> _EXERCISE TASK_
Can you output the material exactly as written, minus any pictures it holds?

> _DATASET EXCERPT_
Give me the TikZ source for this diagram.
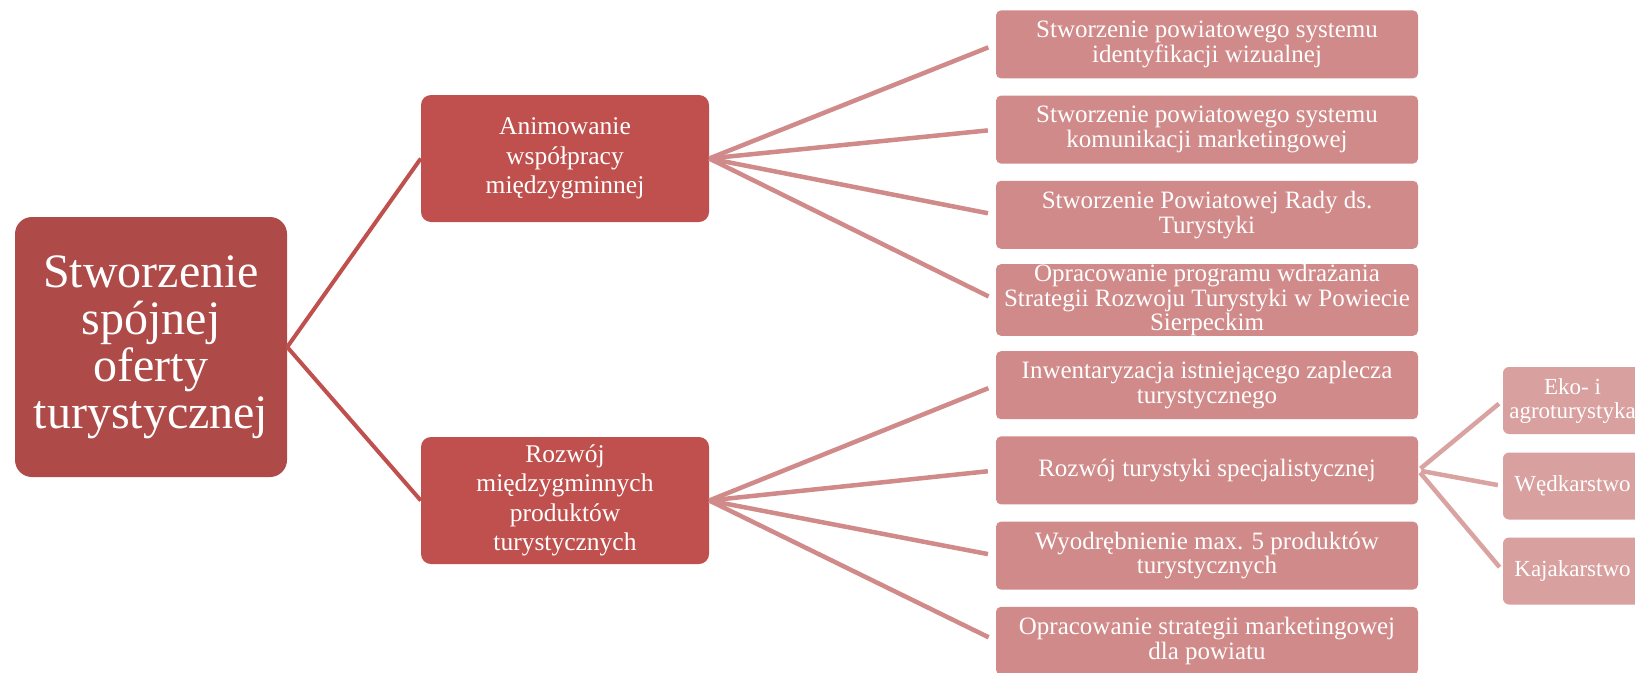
\documentclass[tikz,border=0pt]{standalone}
\usepackage{fontspec}
\setmainfont{Liberation Serif}
\definecolor{rootc}{HTML}{AE4A47}
\definecolor{lonec}{HTML}{C0504D}
\definecolor{ltwoc}{HTML}{D08A89}
\definecolor{lthreec}{HTML}{D8A09F}
\definecolor{edgeone}{HTML}{C0504D}
\definecolor{edgetwo}{HTML}{D08A89}
\definecolor{edgethree}{HTML}{D9A3A2}
\tikzset{
  rootbox/.style={fill=rootc, rounded corners=17pt, minimum width=272pt, minimum height=260pt, text=white, align=center, inner sep=0pt, font=\fontsize{48}{47}\selectfont},
  onebox/.style={fill=lonec, rounded corners=10pt, minimum width=288pt, minimum height=127pt, text=white, align=center, inner sep=0pt, font=\fontsize{25.5}{29.5}\selectfont},
  twobox/.style={fill=ltwoc, rounded corners=5pt, minimum width=422pt, minimum height=68pt, text=white, align=center, inner sep=0pt, font=\fontsize{25}{24.5}\selectfont},
  threebox/.style={fill=lthreec, rounded corners=6pt, minimum width=139pt, minimum height=67pt, text=white, align=center, inner sep=0pt, font=\fontsize{23}{24}\selectfont},
  edgea/.style={draw=edgeone, line width=4pt},
  edgeb/.style={draw=edgetwo, line width=4.5pt, shorten >=8pt},
  edgec/.style={draw=edgethree, line width=4.5pt, shorten <=3pt, shorten >=5pt},
}
\begin{document}
\begin{tikzpicture}[x=1pt,y=-1pt]
\useasboundingbox (0,0) rectangle (1635,672);
\clip (0,0) rectangle (1635,672);
\node[rootbox] (root) at (151,347) {Stworzenie\\spójnej\\oferty\\turystycznej};
\node[onebox] (a) at (565,158.5) {Animowanie\\współpracy\\międzygminnej};
\node[onebox] (b) at (565,500.5) {Rozwój\\międzygminnych\\produktów\\turystycznych};
\node[twobox] (a1) at (1207,44.4) {Stworzenie powiatowego systemu\\identyfikacji wizualnej};
\node[twobox] (a2) at (1207,129.6) {Stworzenie powiatowego systemu\\komunikacji marketingowej};
\node[twobox] (a3) at (1207,214.8) {Stworzenie Powiatowej Rady ds.\\Turystyki};
\node[twobox] (a4) at (1207,300) {Opracowanie programu wdrażania\\Strategii Rozwoju Turystyki w Powiecie\\Sierpeckim};
\node[twobox] (b1) at (1207,385.2) {Inwentaryzacja istniejącego zaplecza\\turystycznego};
\node[twobox] (b2) at (1207,470.4) {Rozwój turystyki specjalistycznej};
\node[twobox] (b3) at (1207,555.6) {Wyodrębnienie max. 5 produktów\\turystycznych};
\node[twobox] (b4) at (1207,640.8) {Opracowanie strategii marketingowej\\dla powiatu};
\node[threebox] (c1) at (1572.5,400.5) {Eko- i\\agroturystyka};
\node[threebox] (c2) at (1572.5,486) {Wędkarstwo};
\node[threebox] (c3) at (1572.5,571) {Kajakarstwo};
\draw[edgea] (root.east) -- (a.west);
\draw[edgea] (root.east) -- (b.west);
\foreach \t in {a1,a2,a3,a4} \draw[edgeb] (a.east) -- (\t.west);
\foreach \t in {b1,b2,b3,b4} \draw[edgeb] (b.east) -- (\t.west);
\foreach \t in {c1,c2,c3} \draw[edgec] (b2.east) -- (\t.west);
\end{tikzpicture}
\end{document}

> _RESPONSE TO THIS EXERCISE_
Give me the TikZ source for this diagram.
\documentclass[tikz,border=0pt]{standalone}
\usepackage{fontspec}
\setmainfont{Liberation Serif}
\definecolor{rootc}{HTML}{AE4A47}
\definecolor{lonec}{HTML}{C0504D}
\definecolor{ltwoc}{HTML}{D08A89}
\definecolor{lthreec}{HTML}{D8A09F}
\definecolor{edgeone}{HTML}{C0504D}
\definecolor{edgetwo}{HTML}{D08A89}
\definecolor{edgethree}{HTML}{D9A3A2}
\tikzset{
  rootbox/.style={fill=rootc, rounded corners=17pt, minimum width=272pt, minimum height=260pt, text=white, align=center, inner sep=0pt, font=\fontsize{48}{47}\selectfont},
  onebox/.style={fill=lonec, rounded corners=10pt, minimum width=288pt, minimum height=127pt, text=white, align=center, inner sep=0pt, font=\fontsize{25.5}{29.5}\selectfont},
  twobox/.style={fill=ltwoc, rounded corners=5pt, minimum width=422pt, minimum height=68pt, text=white, align=center, inner sep=0pt, font=\fontsize{25}{24.5}\selectfont},
  threebox/.style={fill=lthreec, rounded corners=6pt, minimum width=139pt, minimum height=67pt, text=white, align=center, inner sep=0pt, font=\fontsize{23}{24}\selectfont},
  edgea/.style={draw=edgeone, line width=4pt},
  edgeb/.style={draw=edgetwo, line width=4.5pt, shorten >=8pt},
  edgec/.style={draw=edgethree, line width=4.5pt, shorten <=3pt, shorten >=5pt},
}
\begin{document}
\begin{tikzpicture}[x=1pt,y=-1pt]
\useasboundingbox (0,0) rectangle (1635,672);
\clip (0,0) rectangle (1635,672);
\node[rootbox] (root) at (151,347) {Stworzenie\\spójnej\\oferty\\turystycznej};
\node[onebox] (a) at (565,158.5) {Animowanie\\współpracy\\międzygminnej};
\node[onebox] (b) at (565,500.5) {Rozwój\\międzygminnych\\produktów\\turystycznych};
\node[twobox] (a1) at (1207,44.4) {Stworzenie powiatowego systemu\\identyfikacji wizualnej};
\node[twobox] (a2) at (1207,129.6) {Stworzenie powiatowego systemu\\komunikacji marketingowej};
\node[twobox] (a3) at (1207,214.8) {Stworzenie Powiatowej Rady ds.\\Turystyki};
\node[twobox] (a4) at (1207,300) {Opracowanie programu wdrażania\\Strategii Rozwoju Turystyki w Powiecie\\Sierpeckim};
\node[twobox] (b1) at (1207,385.2) {Inwentaryzacja istniejącego zaplecza\\turystycznego};
\node[twobox] (b2) at (1207,470.4) {Rozwój turystyki specjalistycznej};
\node[twobox] (b3) at (1207,555.6) {Wyodrębnienie max. 5 produktów\\turystycznych};
\node[twobox] (b4) at (1207,640.8) {Opracowanie strategii marketingowej\\dla powiatu};
\node[threebox] (c1) at (1572.5,400.5) {Eko- i\\agroturystyka};
\node[threebox] (c2) at (1572.5,486) {Wędkarstwo};
\node[threebox] (c3) at (1572.5,571) {Kajakarstwo};
\draw[edgea] (root.east) -- (a.west);
\draw[edgea] (root.east) -- (b.west);
\foreach \t in {a1,a2,a3,a4} \draw[edgeb] (a.east) -- (\t.west);
\foreach \t in {b1,b2,b3,b4} \draw[edgeb] (b.east) -- (\t.west);
\foreach \t in {c1,c2,c3} \draw[edgec] (b2.east) -- (\t.west);
\end{tikzpicture}
\end{document}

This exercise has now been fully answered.